The other major metrics can’t make up their minds on the Aztecs, either. They are 38 in KPI, 40 in Kenpom, 44 in ESPN’s BPI and 57 in Bart Torvik’s T-rank.
Two metrics that more heavily weigh schedule strength were kinder. ESPN’s SOR (strength of record) has them at 24. WAB (wins against bubble), which this season was added to the selection committee’s list of evaluation tools, has them 21.
When the NET was first introduced in 2018-19, it wasn’t released publicly until January. In recent years, it’s been early December, and the small sample size makes for some head-scratching placements.
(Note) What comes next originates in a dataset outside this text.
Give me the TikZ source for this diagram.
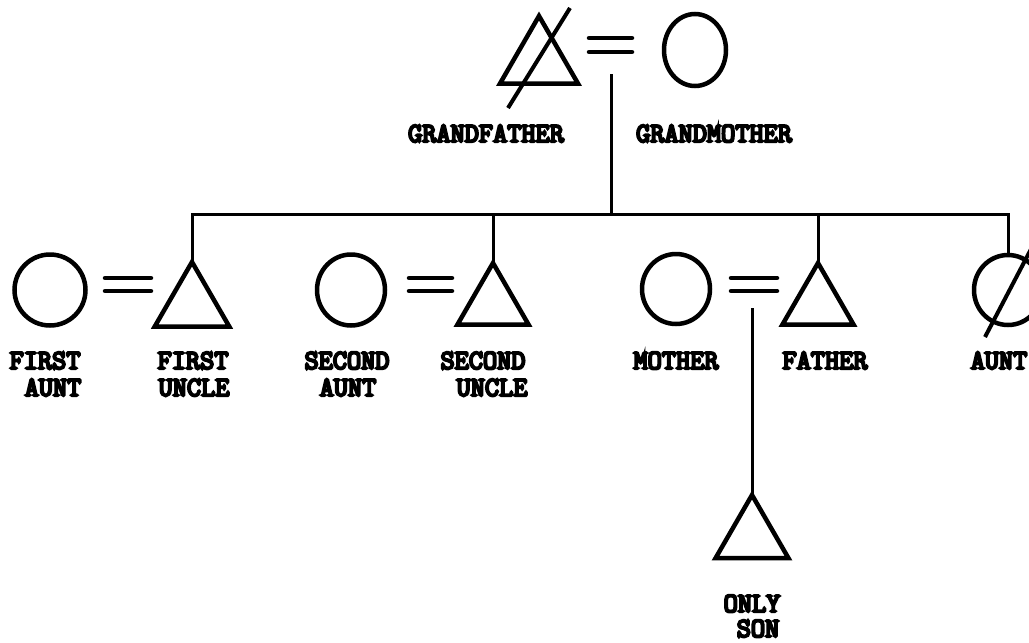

Utah State, which is 7-0 but hasn’t faced a top 50 opponent, is 14th in NET. Oregon, which is 8-0 and just won the loaded Players Era Festival, is 15th. UCLA, which lost to New Mexico but beat up six bottom-feeders, is 16th.
Creighton, ranked in the first four AP polls and picked to finish second in the powerhouse Big East, is 99th.
The Aztecs might have an easier time moving up the AP poll than the metrics this month. They’ll be heavy favorites in their next three games and could climb in the polls as teams above them lose. But climbing in metrics requires outperforming computer expectations, which over the next three games would require blow-out wins.
“As players, while paying attention to metrics is good, we let the coaches focus on that more and let them give us the tidbits to boost those metrics,” senior Jared Coleman-Jones said. “Let them break it down for us in film and what are those little things that we can do to be better on defense or offensive plays that can move our metrics up, because they’re looking at the numbers all day.”
Honors
Miles Byrd was named to the all-tournament team at the Players Era Festival, which was impressive considering the size of the field (eight teams) and size of the awards (only five players). He was joined by Oregon’s TJ Bamba, Alabama’s Mark Sears, Texas A&M’s Wade Taylor IV and Rutgers freshman sensation Dylan Harper.
Byrd also was named Mountain West Player of the Week for averaging 14.7 points, 3.3 rebounds, 1.7 steals and 1.3 blocks with a 3:1 assist-to-turnover ratio.
“Very deserved,” Dutcher said. “Miles is having a good start to his season. Obviously, the Gonzaga game where he was coming off the sprained ankle and the cramping issues, was hard for him. But then to bounce back and play the way he did in Vegas is a credit to him. To be all-tournament with such great talent speaks to his game right now.”
Byrd is already moving on.
“It’s Monday,” he said, “so new week.”
Forward Pharaoh Compton, who had 13 points in Saturday’s win against Houston, was named Mountain West Freshman of the Week.
The bank’s open
One of the biggest plays against Houston came with 57.4 seconds left, when Coleman-Jones pump-faked from the right side, leaned into his defender and launched a 3, hoping to draw a foul. He didn’t get the whistle, but the ball banked in.
Officials went to video review and determined his foot was on the line, reducing it from a 3 to a 2 that drew the Aztecs within 65-63. They tied it 44 seconds later and forced overtime.
“It was a bit of a moment, where I was in a zone,” Coleman-Jones said. “I just felt like at the time they weren’t really able to guard me on the perimeter with my matchup. I thought I got fouled a little bit.”
Was he trying to bank it?
“After I pump-faked, I was leaning, so I shot it at glass,” he said. “I mean, I work on that.”
(Indeed, he does. He regularly practices banking in 3s to better calibrate his shot.)
Not buying it: Byrd.
“No, I definitely don’t,” he said, laughing. “But I think that was the biggest shot of the game for us, so I’m just happy he hit it.”